The Trial of Donald Rumsfeld

A Prosecution by Book

The evidence that the Bush administration is guilty of war crimes, presented in the form of a court case brought by one of the premier civil rights organizations in the United States

“He won’t be tried in the United States. He can’t be tried by an international tribunal. So Donald Rumsfeld will have to be prosecuted by book.” —from The Trial of Donald Rumsfeld

The Case Against Donald Rumsfeld lays out the evidence that high–level officials of the Bush administration ordered, authorized, implemented, and permitted war crimes, in particular the crimes of torture and cruel, inhuman, and degrading treatment.

Using primary source documents ranging from Rumsfeld’s “techniques chart” and Iraqi plaintiffs’ statements to the testimony of whistleblowers and key pieces of reportage, the book sets forth evidence of a torture program that took place throughout the world: in Afghanistan, Iraq, Guantánamo, secret CIA prisons, and other places unknown.

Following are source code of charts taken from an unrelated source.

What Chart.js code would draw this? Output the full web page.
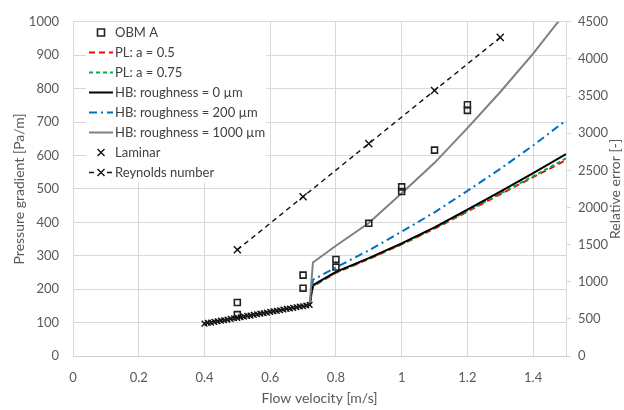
<!DOCTYPE html>
<html>
<head>
<meta charset="utf-8">
<script src="https://cdn.jsdelivr.net/npm/chart.js@4/dist/chart.umd.min.js"></script>
<style>
html,body{margin:0;padding:0;background:#fff;}
#c{display:block;}
</style>
</head>
<body>
<canvas id="c" width="624" height="410"></canvas>
<script>
// ---- data ----
const obmVelocity = [0.5, 0.5, 0.7, 0.7, 0.8, 0.8, 0.9, 1.0, 1.0, 1.1, 1.2, 1.2];
const obmGradient = [160, 124, 242, 203, 289, 266, 397, 506, 492, 616, 752, 735];

const modelVelocity = [0.40, 0.72, 0.73, 0.80, 0.90, 1.00, 1.10, 1.20, 1.30, 1.40, 1.50];
const plA05   = [97, 153, 209, 249, 290, 334, 381, 432, 484, 535, 586];
const plA075  = [97, 153, 210, 250, 291, 335, 383, 434, 486, 538, 591];
const hb0     = [97, 153, 212, 252, 293, 337, 385, 438, 492, 547, 604];
const hb200   = [97, 153, 228, 265, 316, 372, 430, 494, 560, 630, 705];
const hb1000  = [97, 153, 280, 330, 398, 487, 578, 682, 790, 905, 1030];

const laminarVelocity = [0.40,0.41,0.42,0.43,0.44,0.45,0.46,0.47,0.48,0.49,0.50,0.51,0.52,0.53,0.54,0.55,0.56,0.57,0.58,0.59,0.60,0.61,0.62,0.63,0.64,0.65,0.66,0.67,0.68,0.69,0.70,0.71,0.72];
const laminarGradient = [97,99,100,102,104,106,107,109,111,113,114,116,118,120,121,123,125,127,128,130,132,134,135,137,139,141,142,144,146,148,149,151,153];

const reynoldsVelocity = [0.5, 0.7, 0.9, 1.1, 1.3];
const reynoldsNumber   = [1430, 2145, 2860, 3575, 4290];

const xTicks = {min: 0, max: 1.5, step: 0.2};
const yTicks = {min: 0, max: 1000, step: 100};
const y2Ticks = {min: 0, max: 4500, step: 500};

function pts(xs, ys){ return xs.map((x,i)=>({x:x, y:ys[i]})); }

const FONT = 'Lato, "Open Sans", sans-serif';
const TXT = '#595959';

const datasets = [
  {label:'OBM A', data:pts(obmVelocity, obmGradient), showLine:false, pointStyle:'rect',
   pointRadius:4.2, borderColor:'#222', backgroundColor:'rgba(255,255,255,0)', borderWidth:1.6, yAxisID:'y', order:1},
  {label:'PL: a = 0.5', data:pts(modelVelocity, plA05), showLine:true, pointRadius:0,
   borderColor:'#ff0000', borderWidth:2, borderDash:[6,4], yAxisID:'y', order:6},
  {label:'PL: a = 0.75', data:pts(modelVelocity, plA075), showLine:true, pointRadius:0,
   borderColor:'#00b050', borderWidth:2, borderDash:[4,3], yAxisID:'y', order:5},
  {label:'HB: roughness = 0 µm', data:pts(modelVelocity, hb0), showLine:true, pointRadius:0,
   borderColor:'#000000', borderWidth:2, yAxisID:'y', order:4},
  {label:'HB: roughness = 200 µm', data:pts(modelVelocity, hb200), showLine:true, pointRadius:0,
   borderColor:'#0070c0', borderWidth:2, borderDash:[8,4,2,4], yAxisID:'y', order:3},
  {label:'HB: roughness = 1000 µm', data:pts(modelVelocity, hb1000), showLine:true, pointRadius:0,
   borderColor:'#808080', borderWidth:2, yAxisID:'y', order:2},
  {label:'Laminar', data:pts(laminarVelocity, laminarGradient), showLine:false, pointStyle:'crossRot',
   pointRadius:4, borderColor:'#111', borderWidth:1.4, yAxisID:'y', order:0},
  {label:'Reynolds number', data:pts(reynoldsVelocity, reynoldsNumber), showLine:true, pointStyle:'crossRot',
   pointRadius:5, borderColor:'#111', backgroundColor:'#111', borderWidth:1.4, borderDash:[5,4], yAxisID:'y2', order:0}
];

function fmt(v){ return String(Number(v.toFixed(1))); }
function plain(v){ return String(v); }

// custom legend inside plot area
const legendPlugin = {
  id:'insideLegend',
  afterDraw(chart){
    const ctx = chart.ctx;
    ctx.save();
    ctx.fillStyle = '#ffffff';
    ctx.fillRect(86, 22, 180, 160);
    const x0 = 89, x1 = 113, tx = 115;
    chart.data.datasets.forEach((ds, i) => {
      const y = 32.5 + 20*i;
      const cx = (x0 + x1)/2;
      ctx.lineWidth = ds.borderWidth;
      ctx.strokeStyle = ds.borderColor;
      if (ds.showLine) {
        ctx.setLineDash(ds.borderDash || []);
        ctx.beginPath(); ctx.moveTo(x0, y); ctx.lineTo(x1, y); ctx.stroke();
        ctx.setLineDash([]);
      }
      if (ds.pointStyle === 'rect' || ds.pointStyle === 'crossRot') {
        const r = 3.5;
        if (ds.showLine) { ctx.fillStyle='#fff'; ctx.fillRect(cx-r-1, y-r-1, 2*r+2, 2*r+2); }
        ctx.beginPath();
        if (ds.pointStyle === 'rect') {
          ctx.rect(cx - r, y - r, 2*r, 2*r);
        } else {
          ctx.moveTo(cx-r, y-r); ctx.lineTo(cx+r, y+r);
          ctx.moveTo(cx+r, y-r); ctx.lineTo(cx-r, y+r);
        }
        ctx.stroke();
      }
      ctx.fillStyle = '#404040';
      ctx.font = '13px ' + FONT;
      ctx.textBaseline = 'middle';
      ctx.textAlign = 'left';
      ctx.fillText(ds.label, tx, y);
    });
    // right axis title, reading bottom to top
    const a = chart.chartArea;
    ctx.translate(615, (a.top + a.bottom)/2);
    ctx.rotate(-Math.PI/2);
    ctx.fillStyle = TXT;
    ctx.font = '14px ' + FONT;
    ctx.textAlign = 'center';
    ctx.textBaseline = 'middle';
    ctx.fillText('Relative error [-]', 0, 0);
    ctx.restore();
  }
};

new Chart(document.getElementById('c'), {
  type:'scatter',
  data:{datasets:datasets},
  plugins:[legendPlugin],
  options:{
    responsive:false,
    animation:false,
    devicePixelRatio:1,
    layout:{padding:{top:15, left:0, right:0, bottom:0}},
    plugins:{legend:{display:false}, tooltip:{enabled:false}},
    scales:{
      x:{
        type:'linear', min:xTicks.min, max:xTicks.max,
        ticks:{stepSize:xTicks.step, includeBounds:false, color:TXT, font:{family:FONT, size:13}, padding:14, callback:fmt},
        grid:{color:'#d9d9d9', drawTicks:false},
        border:{color:'#d0d0d0'},
        title:{display:true, text:'Flow velocity [m/s]', color:TXT, font:{family:FONT, size:14}, padding:{top:0,bottom:3}},
        afterFit(s){ s.height = 54; }
      },
      y:{
        type:'linear', position:'left', min:yTicks.min, max:yTicks.max,
        ticks:{stepSize:yTicks.step, color:TXT, font:{family:FONT, size:13}, padding:14, callback:plain},
        grid:{color:'#d9d9d9', drawTicks:false},
        border:{display:false},
        title:{display:true, text:'Pressure gradient [Pa/m]', color:TXT, font:{family:FONT, size:14}, padding:{top:11,bottom:0}},
        afterFit(s){ s.width = 73; }
      },
      y2:{
        type:'linear', position:'right', min:y2Ticks.min, max:y2Ticks.max,
        ticks:{stepSize:y2Ticks.step, color:TXT, font:{family:FONT, size:13}, padding:7, callback:plain},
        grid:{drawOnChartArea:false, drawTicks:true, tickLength:5, color:'#d9d9d9'},
        border:{display:true, color:'#d9d9d9'},
        afterFit(s){ s.width = 58; }
      }
    }
  }
});
</script>
</body>
</html>
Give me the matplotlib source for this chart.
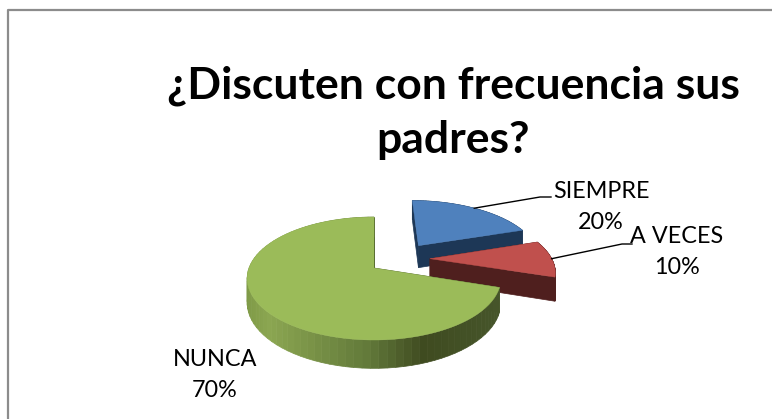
import numpy as np
import matplotlib
matplotlib.use('Agg')
import matplotlib.pyplot as plt
from matplotlib.colors import LinearSegmentedColormap

title = '¿Discuten con frecuencia sus\npadres?'
categories = ['SIEMPRE', 'A VECES', 'NUNCA']
values = [20, 10, 70]

top_colors = ['#4f81bd', '#c0504d', '#9bbb59']
side_colors = ['#1d3756', '#4f1f1e', '#4a5a2a']
# how far each slice is pulled out, in pie radii
shifts = [(0.38, 0.40), (0.46, 0.16), (0.0, 0.0)]

plt.rcParams['font.family'] = ['Lato', 'DejaVu Sans']

# Pie position on the picture, in pixels
cx, cy = 374, 268
rx, ry = 125, 59.7
persp = 0.171
depth = 23.5

green_side = LinearSegmentedColormap.from_list('green_side', [
    (0.0, '#7f9a47'), (0.1, '#8ba651'), (0.5, '#62793a'),
    (0.72, '#3f4b20'), (1.0, '#46552a')])


def project(u, v, drop=0.0):
    w = 1 + persp * v
    return cx + rx * u / w, cy - ry * v / w + drop / w


fig = plt.figure(figsize=(7.72, 4.19), dpi=100)
ax = fig.add_axes([0, 0, 1, 1])
ax.set_xlim(0, 772)
ax.set_ylim(419, 0)
ax.axis('off')

# Frame of the chart
ax.plot([8, 8, 772], [419, 10, 10], color='#8c8c8c', lw=1.6)

ax.text(453, 113, title, ha='center', va='center', fontsize=32,
        fontweight='bold', color='black', linespacing=1.42)

bounds = np.cumsum([0] + values) / np.sum(values) * 2 * np.pi
anchors = []

for i in range(len(values)):
    du, dv = shifts[i]
    t = np.linspace(bounds[i], bounds[i + 1], 80)
    u = du + np.sin(t)
    v = dv + np.cos(t)

    # cut faces
    for k in (0, -1):
        uu = np.array([du, u[k]])
        vv = np.array([dv, v[k]])
        x1, y1 = project(uu, vv)
        x2, y2 = project(uu, vv, depth)
        ax.fill(np.r_[x1, x2[::-1]], np.r_[y1, y2[::-1]],
                color=side_colors[i], lw=0.5)

    # outer wall
    x1, y1 = project(u, v)
    x2, y2 = project(u, v, depth)
    for j in range(len(t) - 1):
        if categories[i] == 'NUNCA':
            c = green_side((x1[j] - 246) / 252)
        else:
            c = side_colors[i]
        ax.fill([x1[j], x1[j + 1], x2[j + 1], x2[j]],
                [y1[j], y1[j + 1], y2[j + 1], y2[j]], color=c, lw=0.5)

    # top face
    ax.fill(np.r_[project(du, dv)[0], x1], np.r_[project(du, dv)[1], y1],
            color=top_colors[i], lw=0.3)

    mid = (bounds[i] + bounds[i + 1]) / 2
    anchors.append(project(du + np.sin(mid), dv + np.cos(mid)))

# Leader lines
ax.plot([anchors[0][0], 540, 551], [anchors[0][1], 197, 197], color='black', lw=1)
ax.plot([anchors[1][0], 622, 632], [anchors[1][1], 244, 244], color='black', lw=1)

label_pos = [(601, 207), (677, 252), (215, 375)]
for name, val, pos in zip(categories, values, label_pos):
    ax.text(pos[0], pos[1], '%s\n%d%%' % (name, val), ha='center', va='center',
            fontsize=16.8, color='black', linespacing=1.6)

fig.savefig('out.png', dpi=100)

The accused are accorded a defense drawn from their memos and public statements. Readers are allowed to judge whether the Bush administration has engaged in torture and whom among the administration to hold responsible.

Reminiscent of Christopher Hitchens’s bestselling The Trial of Henry Kissinger, The Case Against Donald Rumsfeld constitutes one of the only attempts to hold high–ranking Bush administration officials criminally responsible for their actions.